Le Maire said favoring French-made solar products over their foreign rivals was the goal of France’s “solar pact,” a new initiative to revive the wilting sector, which is losing out to heavily subsidized Chinese competition. The initiative technically encourages businesses to buy European panels, but Le Maire was explicit: He wants France to come first.
Le Maire’s urgings may run afoul of EU rules. In principle, the EU bans measures that favor one country’s companies over another for public contracts.
The move also comes shortly after the EU finalized the Net-Zero Industry Act (NZIA), which indirectly encourages EU countries to buy European solar panels, something France desired.

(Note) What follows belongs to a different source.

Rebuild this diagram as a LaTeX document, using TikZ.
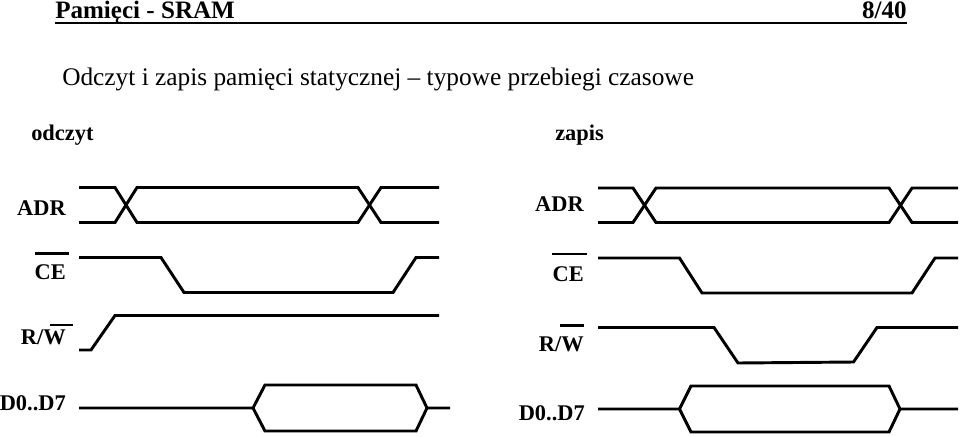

France wants to produce 40 percent of the solar panels it uses locally, Le Maire said, presenting it as an NZIA goal. However, the EU law set production targets for the entire bloc, not individual countries.
France is also providing state aid to several solar projects in the country, including tax credits worth up to €200 million for two solar panel factories. And it’s easing rules to install solar panels on farmland.
In parallel, the European Commission earlier this week launched a probe into Chinese-owned solar power in Romania over alleged illegal subsidies.